3. Con il suo terzo motivo di ricorso, introdotto ai sensi dell’art. 360, comma primo, n. 3, cod. proc. civ., il contribuente contesta la violazione e falsa applicazione dell’art. 12 delle preleggi, dell’art. 15 del D.Lgs. n. 546 del 1992, e degli artt. 91 e 92, comma 2, cod. proc. civ., nonché dell’art. 24 Cost., per avere la CTR condannato il soccombente al pagamento integrale delle spese del grado di giudizio, sebbene fosse risultato parzialmente vittorioso nella lite.

4. I primi due motivi di impugnazione propongono la medesima contestazione, in relazione ai profili della nullità della sentenza e della violazione di legge, sono connessi e possono essere trattati congiuntamente.

Il contribuente lamenta che il giudice dell’appello, pur confermando che una parte del rimborso Irap richiesto dovesse essergli riconosciuto, così come già il giudice di primo grado, non ha esattamente determinato l’ammontare delle somme che devono essergli corrisposte.

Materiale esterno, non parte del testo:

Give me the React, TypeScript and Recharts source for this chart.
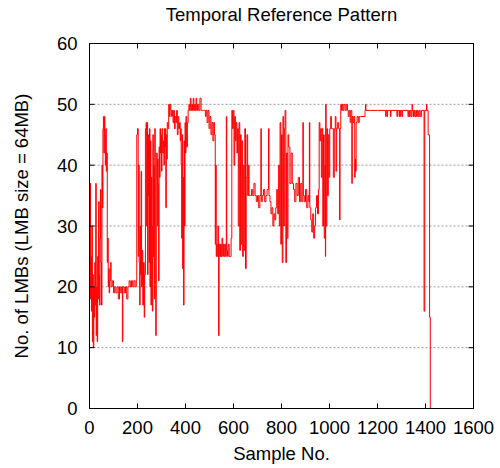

4.1. La CTR ha confermato la sentenza di primo grado che aveva riconosciuto il diritto al rimborso dell’Irap in relazione alle attività di “A) amministratore; B) sindaco o revisore contabile; C) curatore fallimentare (o commissario) di procedure concorsuali”, osservando che “non si tratta di un contenuto indeterminato; il contenuto è perfettamente determinabile. Inoltre, è sufficiente un rinvio alla fatturazione del professionista, per distinguere le due categorie di attività, quelle imponibili e quelle non imponibili operazione che, peraltro, richiede una modestissima attività esecutiva ed un semplice calcolo aritmetico” (sent. CTR, p. 7 s.).

4.2. In proposito questa Corte di legittimità ha chiarito che “se l’attore ha chiesto la condanna del convenuto al pagamento di una somma di denaro determinata o determinabile (c.d. condanna specifica) il giudice non può, in assenza dell’accordo delle parti o quanto meno della opposizione del convenuto alla relativa richiesta dell’attore, rinviare a separato giudizio la liquidazione della somma dovuta limitandosi alla condanna all'”an debeatur” (c.d. condanna generica), ma deve decidere anche in ordine al “quantum debeatur” accogliendo la domanda, ovvero respingendola in caso contrario, fermo restando che non può considerarsi generica la condanna al pagamento di una somma di denaro che, anche se non indicata nel suo preciso ammontare, sia facilmente determinabile con semplici operazioni di calcolo aritmetico sulla base degli elementi forniti dalla sentenza stessa”, Cass. sez. L, 18.2.2011, n. 4051 (conf. Cass. sez. L, 2.4.2002, n. 4653). Il ricorrente non indica specifiche difficoltà di calcolo, e l’Amministrazione finanziaria ha pure provveduto al conteggio del rimborso dovuto, depositato con finalità conciliativa nel corso del giudizio di primo grado.

4.3. Il contribuente non ha accettato la proposta conciliativa, ma neppure nel ricorso per cassazione propone specifici rilievi per contrastare il calcolo effettuato dall’Agenzia delle Entrate

Il primo ed il secondo motivo di impugnazione sono quindi infondati, e devono pertanto essere rigettati.

5. Mediante il terzo strumento d’impugnazione il contribuente lamenta l’errata attribuzione delle spese di lite per il secondo grado di giudizio.

Invero, la scelta della CTR di gravare delle spese di lite il solo contribuente risulta giustificata dalla sua totale soccombenza in grado di appello.

6. In definitiva il ricorso deve essere respinto.

6.1. Le spese di lite seguono l’ordinario criterio della soccombenza, e sono liquidate come in dispositivo, in considerazione della natura della pronuncia emessa e del valore del giudizio. Risulta dovuto dal ricorrente anche il versamento del c.d. doppio contributo.

P.Q.M.

Rigetta il ricorso proposto da G.R., che condanna al pagamento delle spese di lite in favore della costituita Agenzia delle Entrate, e le liquida nella complessiva misura di € 2.300,00, oltre spese prenotate a debito.

Ai sensi del d.P.R. 30 maggio 2002, n. 115, art. 13, comma 1 quater, dà atto della sussistenza dei presupposti processuali per il versamento, da parte del ricorrente, dell’ulteriore importo a titolo di contributo unificato, pari a quello da corrispondere per il ricorso, a norma del cit. art. 13 comma 1 bis, se dovuto.